[Lines of data]
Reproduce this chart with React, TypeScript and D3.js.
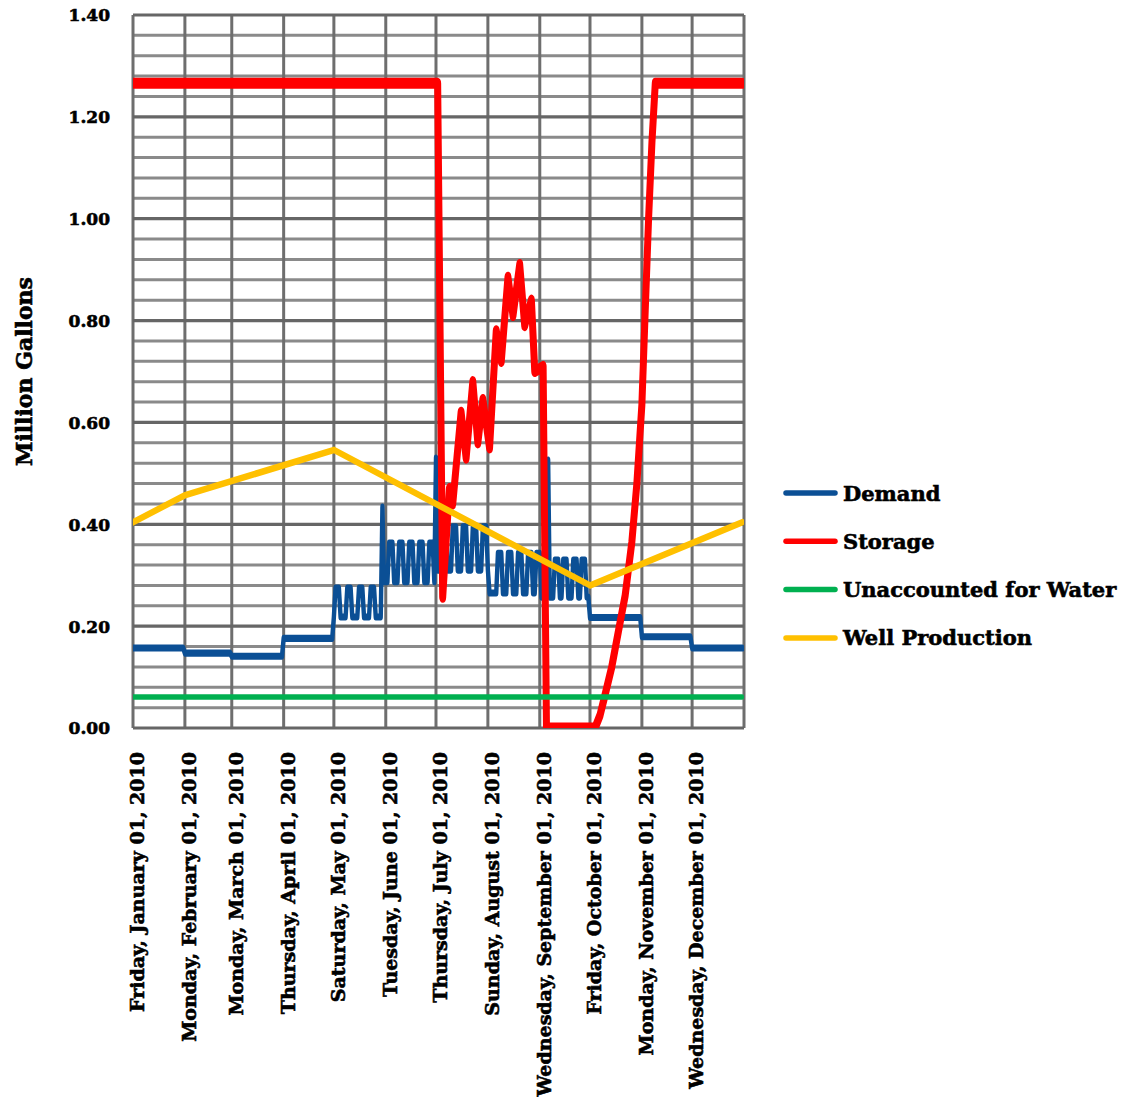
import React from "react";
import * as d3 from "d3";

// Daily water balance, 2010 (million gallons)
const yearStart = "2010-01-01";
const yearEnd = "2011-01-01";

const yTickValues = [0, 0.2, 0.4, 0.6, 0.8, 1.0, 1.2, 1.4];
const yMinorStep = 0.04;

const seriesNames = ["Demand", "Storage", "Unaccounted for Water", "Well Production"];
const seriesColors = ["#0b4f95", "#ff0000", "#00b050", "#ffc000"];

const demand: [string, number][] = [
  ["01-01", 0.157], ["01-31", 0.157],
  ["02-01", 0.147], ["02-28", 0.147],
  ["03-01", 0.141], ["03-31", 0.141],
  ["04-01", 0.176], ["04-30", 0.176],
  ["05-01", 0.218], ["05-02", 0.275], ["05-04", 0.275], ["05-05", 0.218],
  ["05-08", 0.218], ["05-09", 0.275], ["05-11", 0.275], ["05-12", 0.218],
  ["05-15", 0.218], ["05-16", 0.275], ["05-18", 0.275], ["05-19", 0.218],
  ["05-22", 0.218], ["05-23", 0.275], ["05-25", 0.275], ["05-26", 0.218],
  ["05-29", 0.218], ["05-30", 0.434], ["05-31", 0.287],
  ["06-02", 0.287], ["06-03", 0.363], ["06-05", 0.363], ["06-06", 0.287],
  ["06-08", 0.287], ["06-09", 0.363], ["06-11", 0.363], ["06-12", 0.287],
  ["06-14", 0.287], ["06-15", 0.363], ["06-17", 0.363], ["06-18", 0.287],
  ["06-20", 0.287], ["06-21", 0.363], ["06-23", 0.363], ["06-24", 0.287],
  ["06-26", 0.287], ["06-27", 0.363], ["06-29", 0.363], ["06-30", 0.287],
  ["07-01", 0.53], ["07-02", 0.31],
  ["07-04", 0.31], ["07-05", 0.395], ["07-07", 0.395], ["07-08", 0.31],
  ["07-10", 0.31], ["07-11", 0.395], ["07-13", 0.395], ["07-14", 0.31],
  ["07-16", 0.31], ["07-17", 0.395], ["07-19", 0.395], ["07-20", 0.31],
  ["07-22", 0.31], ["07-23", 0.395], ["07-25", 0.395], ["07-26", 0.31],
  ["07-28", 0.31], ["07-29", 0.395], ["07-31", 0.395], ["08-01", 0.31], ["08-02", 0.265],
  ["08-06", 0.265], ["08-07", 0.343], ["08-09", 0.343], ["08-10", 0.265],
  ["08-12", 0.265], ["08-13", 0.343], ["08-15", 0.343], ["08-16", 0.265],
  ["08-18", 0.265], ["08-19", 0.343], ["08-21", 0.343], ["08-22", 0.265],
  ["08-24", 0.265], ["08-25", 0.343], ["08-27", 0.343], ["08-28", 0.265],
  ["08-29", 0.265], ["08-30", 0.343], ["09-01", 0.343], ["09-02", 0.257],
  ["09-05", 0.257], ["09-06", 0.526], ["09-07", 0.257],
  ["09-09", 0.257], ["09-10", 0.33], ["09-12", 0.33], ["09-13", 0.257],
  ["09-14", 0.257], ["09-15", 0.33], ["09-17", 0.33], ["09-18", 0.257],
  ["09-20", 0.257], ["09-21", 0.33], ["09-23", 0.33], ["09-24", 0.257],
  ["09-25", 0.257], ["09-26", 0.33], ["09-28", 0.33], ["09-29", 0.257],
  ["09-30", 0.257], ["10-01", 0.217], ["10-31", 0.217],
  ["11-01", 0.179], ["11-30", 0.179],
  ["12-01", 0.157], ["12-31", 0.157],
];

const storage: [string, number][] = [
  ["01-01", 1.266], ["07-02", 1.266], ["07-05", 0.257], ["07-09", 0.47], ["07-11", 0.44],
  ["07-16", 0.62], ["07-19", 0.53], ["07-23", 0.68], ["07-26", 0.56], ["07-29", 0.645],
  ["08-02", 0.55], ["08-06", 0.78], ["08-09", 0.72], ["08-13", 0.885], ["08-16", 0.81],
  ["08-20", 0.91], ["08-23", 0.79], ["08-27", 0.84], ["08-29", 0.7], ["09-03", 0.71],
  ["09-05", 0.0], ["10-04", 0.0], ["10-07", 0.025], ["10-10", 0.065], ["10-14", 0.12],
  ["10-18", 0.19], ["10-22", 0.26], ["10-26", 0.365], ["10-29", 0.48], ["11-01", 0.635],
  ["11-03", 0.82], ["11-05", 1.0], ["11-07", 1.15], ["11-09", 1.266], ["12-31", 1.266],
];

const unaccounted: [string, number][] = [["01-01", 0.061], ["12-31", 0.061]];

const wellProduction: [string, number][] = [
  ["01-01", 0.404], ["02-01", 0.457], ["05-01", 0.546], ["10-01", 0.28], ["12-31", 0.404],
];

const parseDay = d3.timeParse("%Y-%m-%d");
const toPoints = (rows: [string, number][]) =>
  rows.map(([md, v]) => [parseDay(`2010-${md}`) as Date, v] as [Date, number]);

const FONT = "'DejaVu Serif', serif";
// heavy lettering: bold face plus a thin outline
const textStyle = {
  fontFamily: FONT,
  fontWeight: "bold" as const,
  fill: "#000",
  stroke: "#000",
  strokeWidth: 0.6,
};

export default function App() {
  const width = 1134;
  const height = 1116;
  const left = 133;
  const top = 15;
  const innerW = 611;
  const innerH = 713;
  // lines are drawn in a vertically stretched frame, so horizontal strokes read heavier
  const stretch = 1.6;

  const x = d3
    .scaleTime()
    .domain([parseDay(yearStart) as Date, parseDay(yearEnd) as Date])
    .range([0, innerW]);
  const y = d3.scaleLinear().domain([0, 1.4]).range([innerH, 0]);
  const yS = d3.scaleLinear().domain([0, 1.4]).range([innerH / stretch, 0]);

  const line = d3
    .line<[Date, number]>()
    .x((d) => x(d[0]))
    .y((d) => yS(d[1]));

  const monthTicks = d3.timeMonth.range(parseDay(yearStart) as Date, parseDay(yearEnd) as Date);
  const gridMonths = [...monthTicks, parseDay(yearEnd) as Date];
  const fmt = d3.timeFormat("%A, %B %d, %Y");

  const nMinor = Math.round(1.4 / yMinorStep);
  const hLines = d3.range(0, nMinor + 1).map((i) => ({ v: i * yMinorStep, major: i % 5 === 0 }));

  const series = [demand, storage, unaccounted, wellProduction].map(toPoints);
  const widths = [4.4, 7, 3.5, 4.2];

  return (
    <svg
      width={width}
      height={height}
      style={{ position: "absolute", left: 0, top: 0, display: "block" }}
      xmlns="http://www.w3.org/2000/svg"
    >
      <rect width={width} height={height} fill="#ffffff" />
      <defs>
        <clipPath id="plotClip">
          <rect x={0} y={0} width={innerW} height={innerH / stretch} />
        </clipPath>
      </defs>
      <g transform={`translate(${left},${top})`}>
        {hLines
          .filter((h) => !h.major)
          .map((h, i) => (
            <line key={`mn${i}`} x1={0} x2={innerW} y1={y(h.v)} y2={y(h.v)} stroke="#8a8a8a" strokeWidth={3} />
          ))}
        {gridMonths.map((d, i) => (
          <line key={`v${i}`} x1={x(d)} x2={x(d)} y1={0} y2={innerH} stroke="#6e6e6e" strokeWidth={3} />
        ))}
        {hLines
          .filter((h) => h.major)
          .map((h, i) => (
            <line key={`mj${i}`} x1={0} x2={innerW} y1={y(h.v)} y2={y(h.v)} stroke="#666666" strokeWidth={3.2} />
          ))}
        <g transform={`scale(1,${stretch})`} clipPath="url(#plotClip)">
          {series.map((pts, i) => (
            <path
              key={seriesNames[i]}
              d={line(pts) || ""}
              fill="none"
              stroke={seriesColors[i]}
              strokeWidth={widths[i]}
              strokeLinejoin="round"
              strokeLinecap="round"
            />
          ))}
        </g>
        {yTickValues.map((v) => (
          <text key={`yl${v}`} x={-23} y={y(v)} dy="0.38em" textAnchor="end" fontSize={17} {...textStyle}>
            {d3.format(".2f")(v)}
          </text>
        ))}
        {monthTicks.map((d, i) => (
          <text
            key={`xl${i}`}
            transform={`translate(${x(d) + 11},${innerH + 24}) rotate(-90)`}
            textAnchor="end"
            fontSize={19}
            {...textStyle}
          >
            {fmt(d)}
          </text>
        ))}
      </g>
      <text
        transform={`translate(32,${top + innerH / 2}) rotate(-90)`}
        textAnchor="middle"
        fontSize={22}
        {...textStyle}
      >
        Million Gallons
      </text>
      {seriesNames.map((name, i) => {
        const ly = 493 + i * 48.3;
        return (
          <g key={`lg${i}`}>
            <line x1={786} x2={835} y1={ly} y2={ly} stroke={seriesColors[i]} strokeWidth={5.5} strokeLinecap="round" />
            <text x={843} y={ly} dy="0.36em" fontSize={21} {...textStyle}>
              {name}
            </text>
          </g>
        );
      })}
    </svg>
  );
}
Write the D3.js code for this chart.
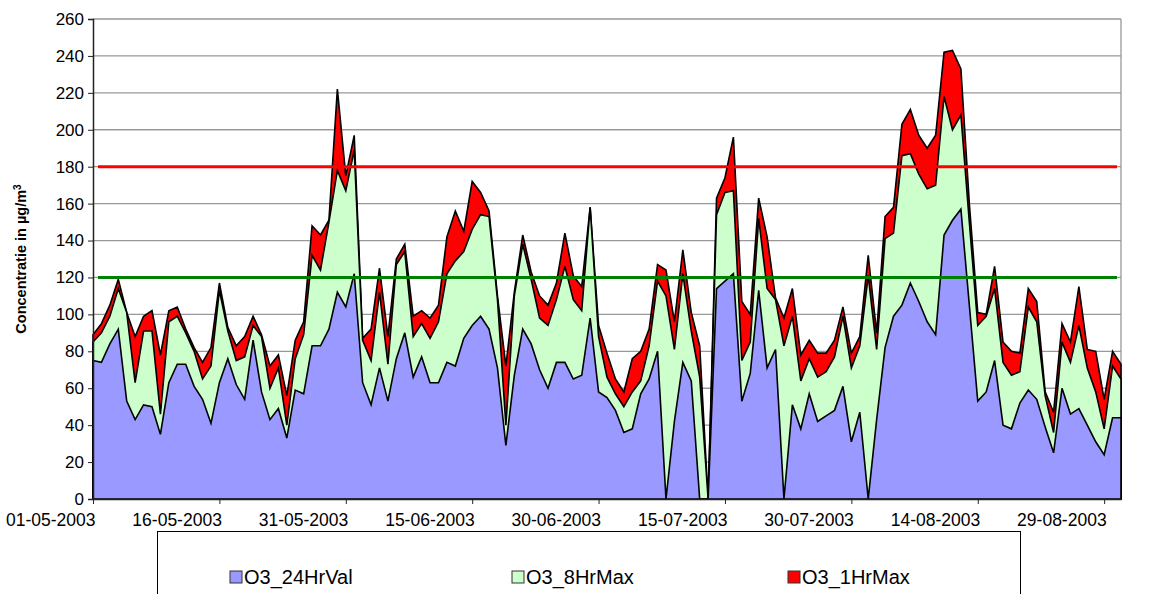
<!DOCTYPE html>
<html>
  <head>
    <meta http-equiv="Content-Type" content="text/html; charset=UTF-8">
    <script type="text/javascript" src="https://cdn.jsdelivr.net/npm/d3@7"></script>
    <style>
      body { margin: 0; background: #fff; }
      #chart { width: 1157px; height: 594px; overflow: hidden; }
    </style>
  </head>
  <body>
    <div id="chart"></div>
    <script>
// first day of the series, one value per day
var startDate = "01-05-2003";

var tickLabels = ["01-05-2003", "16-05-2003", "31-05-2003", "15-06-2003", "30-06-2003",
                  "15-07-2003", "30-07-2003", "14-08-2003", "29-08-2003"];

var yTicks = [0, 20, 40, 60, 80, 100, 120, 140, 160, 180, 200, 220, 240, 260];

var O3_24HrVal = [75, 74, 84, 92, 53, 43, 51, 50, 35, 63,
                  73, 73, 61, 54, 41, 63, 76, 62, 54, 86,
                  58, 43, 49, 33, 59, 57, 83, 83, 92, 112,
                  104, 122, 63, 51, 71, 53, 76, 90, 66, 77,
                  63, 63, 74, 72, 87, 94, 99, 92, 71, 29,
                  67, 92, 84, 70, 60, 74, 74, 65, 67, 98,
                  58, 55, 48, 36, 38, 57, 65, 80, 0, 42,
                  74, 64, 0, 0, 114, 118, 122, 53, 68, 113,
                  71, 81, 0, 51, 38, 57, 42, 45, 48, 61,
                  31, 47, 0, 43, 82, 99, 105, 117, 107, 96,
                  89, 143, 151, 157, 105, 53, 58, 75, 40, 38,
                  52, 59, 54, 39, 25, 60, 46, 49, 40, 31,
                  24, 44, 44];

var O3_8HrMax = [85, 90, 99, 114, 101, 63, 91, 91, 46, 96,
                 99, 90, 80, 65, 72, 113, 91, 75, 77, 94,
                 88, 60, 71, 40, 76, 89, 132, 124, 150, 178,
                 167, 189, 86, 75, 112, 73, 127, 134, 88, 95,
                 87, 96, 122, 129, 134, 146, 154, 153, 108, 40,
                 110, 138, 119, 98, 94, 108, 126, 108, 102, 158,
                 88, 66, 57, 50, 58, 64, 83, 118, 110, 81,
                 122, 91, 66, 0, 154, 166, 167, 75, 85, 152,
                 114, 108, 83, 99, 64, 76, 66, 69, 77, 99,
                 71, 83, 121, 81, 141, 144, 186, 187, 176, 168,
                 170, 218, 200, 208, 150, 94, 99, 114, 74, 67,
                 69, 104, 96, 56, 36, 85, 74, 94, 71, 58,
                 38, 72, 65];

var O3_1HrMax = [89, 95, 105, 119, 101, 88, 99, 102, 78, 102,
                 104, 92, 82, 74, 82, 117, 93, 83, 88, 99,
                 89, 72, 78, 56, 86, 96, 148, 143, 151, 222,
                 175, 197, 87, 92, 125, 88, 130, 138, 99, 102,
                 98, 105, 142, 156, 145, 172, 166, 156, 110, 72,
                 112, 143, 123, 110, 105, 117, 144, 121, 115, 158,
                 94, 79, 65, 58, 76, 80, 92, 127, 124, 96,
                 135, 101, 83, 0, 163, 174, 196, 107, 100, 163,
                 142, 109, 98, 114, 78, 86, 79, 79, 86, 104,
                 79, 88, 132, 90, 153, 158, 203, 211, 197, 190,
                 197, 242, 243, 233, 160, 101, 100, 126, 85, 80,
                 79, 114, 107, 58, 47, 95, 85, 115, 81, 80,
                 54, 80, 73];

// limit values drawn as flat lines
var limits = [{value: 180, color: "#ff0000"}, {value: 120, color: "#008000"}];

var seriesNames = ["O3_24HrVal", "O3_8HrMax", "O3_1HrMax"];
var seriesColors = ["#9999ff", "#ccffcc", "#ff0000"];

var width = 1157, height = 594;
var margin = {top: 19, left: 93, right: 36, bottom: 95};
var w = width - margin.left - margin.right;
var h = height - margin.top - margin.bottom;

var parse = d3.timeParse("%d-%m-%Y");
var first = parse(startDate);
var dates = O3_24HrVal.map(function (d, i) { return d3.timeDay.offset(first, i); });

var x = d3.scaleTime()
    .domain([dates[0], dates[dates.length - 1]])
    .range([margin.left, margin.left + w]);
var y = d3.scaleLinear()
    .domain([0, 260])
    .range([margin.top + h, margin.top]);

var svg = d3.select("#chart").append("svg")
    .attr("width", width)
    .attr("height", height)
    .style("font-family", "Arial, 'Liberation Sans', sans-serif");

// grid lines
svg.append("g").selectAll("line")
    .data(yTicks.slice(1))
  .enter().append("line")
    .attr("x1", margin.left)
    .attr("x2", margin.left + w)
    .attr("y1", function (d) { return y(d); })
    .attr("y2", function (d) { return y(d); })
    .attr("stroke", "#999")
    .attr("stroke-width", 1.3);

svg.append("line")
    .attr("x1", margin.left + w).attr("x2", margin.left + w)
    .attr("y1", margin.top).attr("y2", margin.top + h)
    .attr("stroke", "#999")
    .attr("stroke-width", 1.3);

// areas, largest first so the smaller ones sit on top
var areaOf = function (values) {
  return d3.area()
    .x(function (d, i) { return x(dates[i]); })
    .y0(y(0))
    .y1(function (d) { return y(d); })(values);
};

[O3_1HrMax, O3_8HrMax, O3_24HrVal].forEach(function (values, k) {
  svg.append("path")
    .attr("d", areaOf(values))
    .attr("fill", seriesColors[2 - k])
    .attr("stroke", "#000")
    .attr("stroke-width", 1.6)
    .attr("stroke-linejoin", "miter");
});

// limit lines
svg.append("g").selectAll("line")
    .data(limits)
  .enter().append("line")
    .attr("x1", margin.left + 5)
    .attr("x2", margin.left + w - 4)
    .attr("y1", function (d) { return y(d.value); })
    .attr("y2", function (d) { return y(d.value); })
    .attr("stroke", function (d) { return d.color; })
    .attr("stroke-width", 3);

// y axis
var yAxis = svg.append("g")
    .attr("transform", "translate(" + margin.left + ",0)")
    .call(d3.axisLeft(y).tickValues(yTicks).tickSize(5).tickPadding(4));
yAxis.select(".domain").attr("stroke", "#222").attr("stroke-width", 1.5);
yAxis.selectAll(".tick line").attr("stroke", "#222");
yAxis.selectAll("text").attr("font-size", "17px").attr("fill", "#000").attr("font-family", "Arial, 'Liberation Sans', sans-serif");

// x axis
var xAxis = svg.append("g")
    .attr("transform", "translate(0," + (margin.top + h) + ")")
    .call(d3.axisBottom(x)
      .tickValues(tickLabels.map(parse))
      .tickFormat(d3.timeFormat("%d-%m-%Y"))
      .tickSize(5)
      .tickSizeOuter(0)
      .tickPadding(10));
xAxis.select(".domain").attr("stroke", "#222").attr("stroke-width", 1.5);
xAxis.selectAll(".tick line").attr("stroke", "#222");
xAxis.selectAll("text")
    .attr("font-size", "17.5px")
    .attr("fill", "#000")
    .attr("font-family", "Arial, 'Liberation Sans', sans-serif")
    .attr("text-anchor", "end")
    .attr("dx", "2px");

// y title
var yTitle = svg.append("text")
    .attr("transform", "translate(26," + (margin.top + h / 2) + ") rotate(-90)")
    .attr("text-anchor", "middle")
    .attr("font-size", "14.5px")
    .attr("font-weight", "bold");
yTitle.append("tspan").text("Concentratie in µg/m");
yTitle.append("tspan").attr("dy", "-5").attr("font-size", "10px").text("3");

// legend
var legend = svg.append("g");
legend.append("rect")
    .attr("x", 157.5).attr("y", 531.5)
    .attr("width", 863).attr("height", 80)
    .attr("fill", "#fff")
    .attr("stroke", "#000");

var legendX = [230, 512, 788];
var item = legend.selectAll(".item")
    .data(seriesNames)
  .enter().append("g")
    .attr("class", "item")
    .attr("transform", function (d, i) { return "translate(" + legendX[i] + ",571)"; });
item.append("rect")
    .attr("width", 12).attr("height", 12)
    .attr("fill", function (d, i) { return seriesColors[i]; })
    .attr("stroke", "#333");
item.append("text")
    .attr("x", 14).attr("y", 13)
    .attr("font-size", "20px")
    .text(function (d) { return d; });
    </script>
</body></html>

> _Your task_
In the data above, please extract the lines from the first one through the line with "const yMinorStep = 0.04;", exactly, and keep pictures out.

> _Complete response_
Reproduce this chart with React, TypeScript and D3.js.
import React from "react";
import * as d3 from "d3";

// Daily water balance, 2010 (million gallons)
const yearStart = "2010-01-01";
const yearEnd = "2011-01-01";

const yTickValues = [0, 0.2, 0.4, 0.6, 0.8, 1.0, 1.2, 1.4];
const yMinorStep = 0.04;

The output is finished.